* BEGIN Records for this task *
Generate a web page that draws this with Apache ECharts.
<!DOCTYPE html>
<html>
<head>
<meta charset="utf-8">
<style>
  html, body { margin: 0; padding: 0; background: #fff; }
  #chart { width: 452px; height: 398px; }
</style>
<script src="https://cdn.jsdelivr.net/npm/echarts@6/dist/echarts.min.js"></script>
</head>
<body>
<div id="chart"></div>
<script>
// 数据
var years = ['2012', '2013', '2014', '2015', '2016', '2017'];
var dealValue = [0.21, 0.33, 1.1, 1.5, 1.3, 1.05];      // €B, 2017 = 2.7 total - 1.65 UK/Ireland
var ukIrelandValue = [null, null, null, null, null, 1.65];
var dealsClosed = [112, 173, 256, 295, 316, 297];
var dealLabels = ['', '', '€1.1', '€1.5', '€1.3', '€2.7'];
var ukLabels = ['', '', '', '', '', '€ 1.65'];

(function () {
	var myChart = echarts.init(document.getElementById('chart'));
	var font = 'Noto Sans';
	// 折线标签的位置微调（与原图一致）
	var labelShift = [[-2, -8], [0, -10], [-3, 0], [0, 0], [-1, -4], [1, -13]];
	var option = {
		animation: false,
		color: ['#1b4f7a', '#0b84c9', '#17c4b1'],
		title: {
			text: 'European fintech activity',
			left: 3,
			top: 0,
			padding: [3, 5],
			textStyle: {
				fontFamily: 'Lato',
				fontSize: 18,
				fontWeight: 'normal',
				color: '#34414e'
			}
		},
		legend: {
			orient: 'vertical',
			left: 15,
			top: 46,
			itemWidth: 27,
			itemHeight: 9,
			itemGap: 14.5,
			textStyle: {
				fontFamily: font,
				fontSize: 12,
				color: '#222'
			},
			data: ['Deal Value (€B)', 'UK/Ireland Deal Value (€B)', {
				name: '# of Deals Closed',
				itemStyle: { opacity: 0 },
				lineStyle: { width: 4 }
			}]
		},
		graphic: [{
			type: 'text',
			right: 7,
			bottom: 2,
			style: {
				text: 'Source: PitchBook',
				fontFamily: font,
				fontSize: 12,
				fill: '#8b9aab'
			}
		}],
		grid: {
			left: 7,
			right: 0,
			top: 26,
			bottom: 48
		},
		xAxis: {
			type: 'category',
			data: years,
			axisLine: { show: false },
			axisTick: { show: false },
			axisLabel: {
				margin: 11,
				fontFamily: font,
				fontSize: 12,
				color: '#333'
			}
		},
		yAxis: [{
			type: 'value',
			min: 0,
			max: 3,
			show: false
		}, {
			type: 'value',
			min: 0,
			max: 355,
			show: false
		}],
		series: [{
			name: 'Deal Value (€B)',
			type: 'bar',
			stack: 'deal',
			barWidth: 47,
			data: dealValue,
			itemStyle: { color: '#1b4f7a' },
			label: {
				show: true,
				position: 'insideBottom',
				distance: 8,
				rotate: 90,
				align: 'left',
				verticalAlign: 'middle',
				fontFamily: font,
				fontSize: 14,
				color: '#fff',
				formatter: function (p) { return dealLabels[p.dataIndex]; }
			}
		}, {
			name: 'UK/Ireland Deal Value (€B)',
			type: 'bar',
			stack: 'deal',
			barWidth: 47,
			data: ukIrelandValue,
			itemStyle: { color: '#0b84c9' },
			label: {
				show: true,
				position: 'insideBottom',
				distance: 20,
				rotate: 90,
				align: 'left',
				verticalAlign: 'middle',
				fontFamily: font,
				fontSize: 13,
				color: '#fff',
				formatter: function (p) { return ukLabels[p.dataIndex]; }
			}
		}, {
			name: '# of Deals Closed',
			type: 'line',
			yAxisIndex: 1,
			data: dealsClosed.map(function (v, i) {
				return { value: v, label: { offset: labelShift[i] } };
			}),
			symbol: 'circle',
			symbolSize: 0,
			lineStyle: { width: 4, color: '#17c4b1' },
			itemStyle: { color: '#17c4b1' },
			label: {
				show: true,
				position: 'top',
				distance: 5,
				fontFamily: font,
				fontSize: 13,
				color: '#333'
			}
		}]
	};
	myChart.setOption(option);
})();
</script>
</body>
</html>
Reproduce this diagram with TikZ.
* END Records for this task *
* [Exercise prompt]: Select, from the listing, all lines that include the word "with".

* [Reply]:
Generate a web page that draws this with Apache ECharts.
Reproduce this diagram with TikZ.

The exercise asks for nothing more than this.